> [SET EXERCISE] Tally the lines in these records that hold the string "React", and reply with the number alone.

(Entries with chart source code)
= = = = =
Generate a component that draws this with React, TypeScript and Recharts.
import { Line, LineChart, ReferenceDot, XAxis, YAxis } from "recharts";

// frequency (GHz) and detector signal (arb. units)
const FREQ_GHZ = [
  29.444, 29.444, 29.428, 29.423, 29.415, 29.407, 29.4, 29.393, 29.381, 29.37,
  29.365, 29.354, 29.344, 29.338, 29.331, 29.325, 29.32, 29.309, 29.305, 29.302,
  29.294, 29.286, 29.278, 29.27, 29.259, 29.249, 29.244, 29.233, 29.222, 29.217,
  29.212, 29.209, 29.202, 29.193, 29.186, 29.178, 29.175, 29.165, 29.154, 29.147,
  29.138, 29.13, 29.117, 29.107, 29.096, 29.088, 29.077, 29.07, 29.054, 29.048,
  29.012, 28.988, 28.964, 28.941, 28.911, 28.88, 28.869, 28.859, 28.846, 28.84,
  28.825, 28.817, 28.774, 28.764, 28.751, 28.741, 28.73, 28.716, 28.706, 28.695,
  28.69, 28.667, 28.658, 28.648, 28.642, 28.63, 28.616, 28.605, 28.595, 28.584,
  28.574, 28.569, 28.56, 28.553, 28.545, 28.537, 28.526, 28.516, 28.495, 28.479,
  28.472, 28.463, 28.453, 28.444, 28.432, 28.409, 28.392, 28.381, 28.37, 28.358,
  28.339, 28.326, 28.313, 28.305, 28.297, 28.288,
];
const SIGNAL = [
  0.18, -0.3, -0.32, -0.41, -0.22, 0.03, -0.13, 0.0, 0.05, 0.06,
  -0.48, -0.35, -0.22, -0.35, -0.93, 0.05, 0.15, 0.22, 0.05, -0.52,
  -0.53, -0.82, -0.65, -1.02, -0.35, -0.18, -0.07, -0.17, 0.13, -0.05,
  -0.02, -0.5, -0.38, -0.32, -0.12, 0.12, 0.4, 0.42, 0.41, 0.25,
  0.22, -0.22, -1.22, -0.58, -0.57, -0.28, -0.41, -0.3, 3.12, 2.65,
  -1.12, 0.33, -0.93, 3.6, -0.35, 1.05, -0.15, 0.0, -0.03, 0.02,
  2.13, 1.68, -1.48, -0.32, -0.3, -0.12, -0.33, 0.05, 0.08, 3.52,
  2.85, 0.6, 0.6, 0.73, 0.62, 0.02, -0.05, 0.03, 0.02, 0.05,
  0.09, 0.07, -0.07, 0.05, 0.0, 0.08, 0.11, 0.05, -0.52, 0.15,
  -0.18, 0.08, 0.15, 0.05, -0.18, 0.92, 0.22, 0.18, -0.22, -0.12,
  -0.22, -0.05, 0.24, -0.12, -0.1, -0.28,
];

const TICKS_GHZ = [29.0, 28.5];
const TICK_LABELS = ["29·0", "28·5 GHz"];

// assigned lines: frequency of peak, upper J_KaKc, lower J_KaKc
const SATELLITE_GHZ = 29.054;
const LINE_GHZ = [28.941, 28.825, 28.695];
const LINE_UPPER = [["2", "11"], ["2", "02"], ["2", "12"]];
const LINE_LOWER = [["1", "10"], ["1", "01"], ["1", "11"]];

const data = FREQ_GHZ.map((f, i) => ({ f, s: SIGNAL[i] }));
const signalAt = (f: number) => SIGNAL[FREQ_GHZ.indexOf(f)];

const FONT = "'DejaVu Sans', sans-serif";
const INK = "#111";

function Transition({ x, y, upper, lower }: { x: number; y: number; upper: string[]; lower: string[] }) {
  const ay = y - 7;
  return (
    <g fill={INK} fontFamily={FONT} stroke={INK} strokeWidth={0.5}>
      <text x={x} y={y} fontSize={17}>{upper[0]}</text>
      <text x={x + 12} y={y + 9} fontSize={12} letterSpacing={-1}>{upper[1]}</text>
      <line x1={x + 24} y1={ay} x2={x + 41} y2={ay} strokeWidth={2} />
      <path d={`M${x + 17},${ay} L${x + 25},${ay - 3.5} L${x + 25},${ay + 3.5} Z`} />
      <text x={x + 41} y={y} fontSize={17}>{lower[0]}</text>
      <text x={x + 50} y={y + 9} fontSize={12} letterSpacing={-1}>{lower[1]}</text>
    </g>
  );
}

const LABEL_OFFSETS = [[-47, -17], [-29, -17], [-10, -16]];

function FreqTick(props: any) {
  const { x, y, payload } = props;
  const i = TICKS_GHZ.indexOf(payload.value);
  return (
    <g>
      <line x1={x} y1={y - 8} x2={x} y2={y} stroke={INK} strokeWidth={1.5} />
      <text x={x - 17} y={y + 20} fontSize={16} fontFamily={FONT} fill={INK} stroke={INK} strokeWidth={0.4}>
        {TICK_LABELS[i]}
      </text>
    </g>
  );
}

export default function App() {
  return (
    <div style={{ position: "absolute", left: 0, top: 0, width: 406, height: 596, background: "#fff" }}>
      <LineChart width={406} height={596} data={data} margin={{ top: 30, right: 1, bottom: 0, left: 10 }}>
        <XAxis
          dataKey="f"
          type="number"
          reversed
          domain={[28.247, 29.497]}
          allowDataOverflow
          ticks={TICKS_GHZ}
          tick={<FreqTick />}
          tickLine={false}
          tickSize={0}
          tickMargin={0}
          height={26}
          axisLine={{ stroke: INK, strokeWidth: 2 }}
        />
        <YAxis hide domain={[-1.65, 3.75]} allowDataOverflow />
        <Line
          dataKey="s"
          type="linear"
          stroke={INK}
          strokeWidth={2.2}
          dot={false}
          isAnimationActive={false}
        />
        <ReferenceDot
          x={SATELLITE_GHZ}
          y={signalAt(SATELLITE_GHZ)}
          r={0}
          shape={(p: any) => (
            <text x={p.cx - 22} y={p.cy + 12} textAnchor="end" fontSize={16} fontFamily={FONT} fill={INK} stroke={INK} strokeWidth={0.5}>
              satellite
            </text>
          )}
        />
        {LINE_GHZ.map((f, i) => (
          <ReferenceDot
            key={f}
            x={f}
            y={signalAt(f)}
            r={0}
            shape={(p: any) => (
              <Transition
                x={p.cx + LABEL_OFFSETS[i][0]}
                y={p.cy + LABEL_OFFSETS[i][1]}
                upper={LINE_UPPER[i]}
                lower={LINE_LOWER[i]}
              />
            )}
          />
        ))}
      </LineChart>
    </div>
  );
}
= = = = =
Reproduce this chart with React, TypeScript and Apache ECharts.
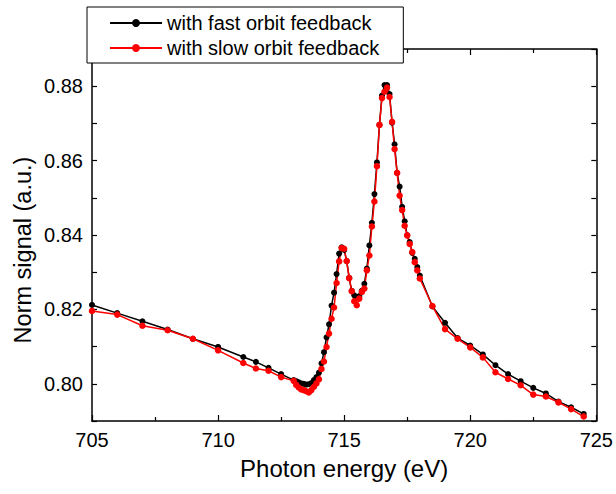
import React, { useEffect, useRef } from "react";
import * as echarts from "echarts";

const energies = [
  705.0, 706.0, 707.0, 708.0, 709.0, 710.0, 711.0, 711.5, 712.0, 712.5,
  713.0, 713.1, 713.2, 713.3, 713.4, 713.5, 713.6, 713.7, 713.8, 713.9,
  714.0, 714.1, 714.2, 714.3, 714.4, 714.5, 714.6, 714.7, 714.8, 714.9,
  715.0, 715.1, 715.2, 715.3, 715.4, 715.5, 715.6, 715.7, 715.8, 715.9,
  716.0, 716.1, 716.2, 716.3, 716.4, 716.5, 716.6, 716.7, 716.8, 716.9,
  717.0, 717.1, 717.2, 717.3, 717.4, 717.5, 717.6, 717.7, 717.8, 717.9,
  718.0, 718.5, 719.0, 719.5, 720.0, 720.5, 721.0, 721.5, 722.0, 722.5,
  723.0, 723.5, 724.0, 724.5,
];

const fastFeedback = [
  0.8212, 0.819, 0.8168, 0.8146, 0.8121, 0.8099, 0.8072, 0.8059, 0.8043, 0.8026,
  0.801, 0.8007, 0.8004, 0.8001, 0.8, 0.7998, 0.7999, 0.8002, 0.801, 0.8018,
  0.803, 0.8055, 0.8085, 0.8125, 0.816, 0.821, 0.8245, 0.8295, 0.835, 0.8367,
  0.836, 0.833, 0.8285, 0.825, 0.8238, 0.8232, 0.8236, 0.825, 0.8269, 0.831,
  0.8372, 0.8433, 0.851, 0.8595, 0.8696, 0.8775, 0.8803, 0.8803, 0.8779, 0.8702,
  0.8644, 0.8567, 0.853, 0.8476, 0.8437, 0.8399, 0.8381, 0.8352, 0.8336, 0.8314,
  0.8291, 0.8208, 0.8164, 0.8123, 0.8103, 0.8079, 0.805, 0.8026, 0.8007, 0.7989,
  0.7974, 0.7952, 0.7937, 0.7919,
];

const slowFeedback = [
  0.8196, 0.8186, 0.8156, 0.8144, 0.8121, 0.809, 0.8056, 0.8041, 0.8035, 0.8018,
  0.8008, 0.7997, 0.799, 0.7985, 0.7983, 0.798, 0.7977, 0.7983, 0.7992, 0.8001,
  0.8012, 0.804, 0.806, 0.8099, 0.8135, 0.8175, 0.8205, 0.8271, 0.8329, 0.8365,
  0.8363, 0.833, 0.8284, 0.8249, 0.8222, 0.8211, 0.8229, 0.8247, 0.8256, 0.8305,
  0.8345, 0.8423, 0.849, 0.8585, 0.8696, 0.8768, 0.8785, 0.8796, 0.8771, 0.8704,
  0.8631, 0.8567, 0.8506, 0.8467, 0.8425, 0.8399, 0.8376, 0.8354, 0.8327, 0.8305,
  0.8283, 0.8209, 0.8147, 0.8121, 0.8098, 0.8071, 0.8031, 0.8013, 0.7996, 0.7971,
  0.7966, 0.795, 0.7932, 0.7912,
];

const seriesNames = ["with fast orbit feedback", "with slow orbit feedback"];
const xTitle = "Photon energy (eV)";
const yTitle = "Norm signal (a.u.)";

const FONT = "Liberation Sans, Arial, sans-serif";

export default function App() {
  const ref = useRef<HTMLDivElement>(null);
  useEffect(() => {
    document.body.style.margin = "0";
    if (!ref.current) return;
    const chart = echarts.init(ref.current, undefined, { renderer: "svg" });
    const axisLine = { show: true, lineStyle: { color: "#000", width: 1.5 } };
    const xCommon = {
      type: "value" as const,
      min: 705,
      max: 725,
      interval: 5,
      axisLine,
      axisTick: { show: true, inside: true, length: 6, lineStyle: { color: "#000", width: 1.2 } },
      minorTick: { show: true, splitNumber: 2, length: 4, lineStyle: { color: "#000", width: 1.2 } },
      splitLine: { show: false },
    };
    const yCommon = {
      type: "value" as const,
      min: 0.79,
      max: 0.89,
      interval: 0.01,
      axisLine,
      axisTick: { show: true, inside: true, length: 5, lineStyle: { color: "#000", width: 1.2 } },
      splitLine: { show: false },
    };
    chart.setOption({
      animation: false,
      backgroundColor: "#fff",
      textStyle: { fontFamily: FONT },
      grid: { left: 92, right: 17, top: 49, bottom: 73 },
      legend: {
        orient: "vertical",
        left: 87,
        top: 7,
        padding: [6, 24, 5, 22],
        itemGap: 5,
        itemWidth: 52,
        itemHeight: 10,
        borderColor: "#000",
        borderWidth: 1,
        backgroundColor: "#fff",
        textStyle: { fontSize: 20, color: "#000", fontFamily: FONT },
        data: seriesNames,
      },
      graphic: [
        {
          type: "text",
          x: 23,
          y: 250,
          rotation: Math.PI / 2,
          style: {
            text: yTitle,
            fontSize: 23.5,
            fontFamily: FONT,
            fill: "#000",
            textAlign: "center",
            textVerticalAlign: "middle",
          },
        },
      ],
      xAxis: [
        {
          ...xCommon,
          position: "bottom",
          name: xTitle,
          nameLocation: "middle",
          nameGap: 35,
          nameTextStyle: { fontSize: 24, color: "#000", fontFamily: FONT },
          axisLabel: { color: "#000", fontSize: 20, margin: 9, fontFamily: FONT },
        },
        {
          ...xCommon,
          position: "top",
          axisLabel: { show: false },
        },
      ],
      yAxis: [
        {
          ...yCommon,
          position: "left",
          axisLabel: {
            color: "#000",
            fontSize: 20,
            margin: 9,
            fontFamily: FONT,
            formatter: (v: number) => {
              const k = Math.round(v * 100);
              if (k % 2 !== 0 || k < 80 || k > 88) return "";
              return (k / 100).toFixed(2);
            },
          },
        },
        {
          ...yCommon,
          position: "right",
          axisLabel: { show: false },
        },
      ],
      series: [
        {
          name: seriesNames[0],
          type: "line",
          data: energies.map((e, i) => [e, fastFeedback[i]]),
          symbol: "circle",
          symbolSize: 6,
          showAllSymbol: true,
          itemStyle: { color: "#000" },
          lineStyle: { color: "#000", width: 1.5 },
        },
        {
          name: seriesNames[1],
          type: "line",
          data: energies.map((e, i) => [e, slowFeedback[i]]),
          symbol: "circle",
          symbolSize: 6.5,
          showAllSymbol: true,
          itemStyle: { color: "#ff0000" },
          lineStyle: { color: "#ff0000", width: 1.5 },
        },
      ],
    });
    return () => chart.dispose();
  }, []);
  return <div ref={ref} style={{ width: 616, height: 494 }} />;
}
= = = = =
> [WRITTEN ANSWER] 3